Forgiveness Does Not Necessarily Imply Acceptance
It ought to be noted carefully by all who ponder the interior life that acceptance is something different from forgiveness. One might be forgiven and not accepted. If a man wrought me some deadly injury, by the grace of heaven I might forgive that man; yet I might warn him that he must keep his distance and never cross the threshold of my home. So conceivably might God forgive the guilty sinners of mankind and yet forbid them entrance to His dwelling-place. At the pleading of the woman of Tekoah, David forgave Absalom. Yet for two years that forgiven child never looked upon his father’s face (2 Samuel 14:28). The palace gates were barred for him; he had no access to the royal chambers; he was forgiven, but he was not accepted. Acceptance is reconstituted fellowship. It is liberty of access to the palace. It is an authoritative welcoming to the home and heart of God. And though always this implies forgiveness, the two are not identical whether in the affairs of earth or heaven.

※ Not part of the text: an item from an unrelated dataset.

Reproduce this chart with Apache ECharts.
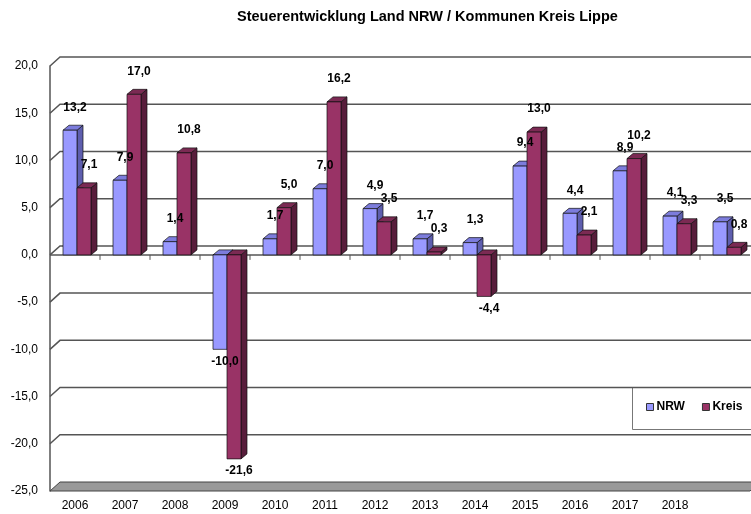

I have had problems with forgiveness for years, rationalizing that yes, I’m required to forgive, but not required to let that person back into my life. Does the woman who has been raped have to forgive the criminal? Yes. Does she have to visit him in jail? Uh…. NO. Duh. The bible says David forgave Absalom. Not, “said he forgave him,” i.e. lied, but that he actually forgave him. Yet he still locked him out of his life after forgiveness. That system works for me. Very convenient. And it might even be true. :-) Right now especially this is a great deal more than a concept to me – after you forgive someone, as a Christian, what further obligation do you have toward them? And I’m going to be studying it and thinking about it a lot; enough so that I have created a new category for it. More tomorrow, but I close with this uncomfortable passage from George Morrison’s sermon:

Acceptance Is Another Miracle of Grace
It ought again to be noted that acceptance does not necessarily follow on forgiveness. It is not an inevitable consequence; it is an added miracle of grace. When the prodigal took his homeward way he had a deep conviction that he would be forgiven. But he had no assurance that he would be accepted and so have the run of the old home. Forgiven, he would have been well content to be as the lowest of the hired servants and lodge with the other servants in the shed. The father forgave him when he ran to meet him. There was fatherly forgiveness in the kiss. But what amazed the prodigal and broke his heart was the welcome which followed on forgiveness. The ring on his finger, the robe upon his back, the filial liberty in the old home, these were the acceptance of the prodigal. He might have been forgiven without these. These were not of the essence of his pardon. These were the signs and tokens of a love that could never do enough for the forgiven. That is why the apostle tells us here that the amazing experience of acceptance is “to the praise of the glory of His grace.” Acceptance is not a necessary corollary. It is not an implication of remission. It is an implication that we are in the hands of One who in His love can never do enough. He might pardon us and make us hired servants; but love can never be content with that. It crowns forgiveness in the welcome home.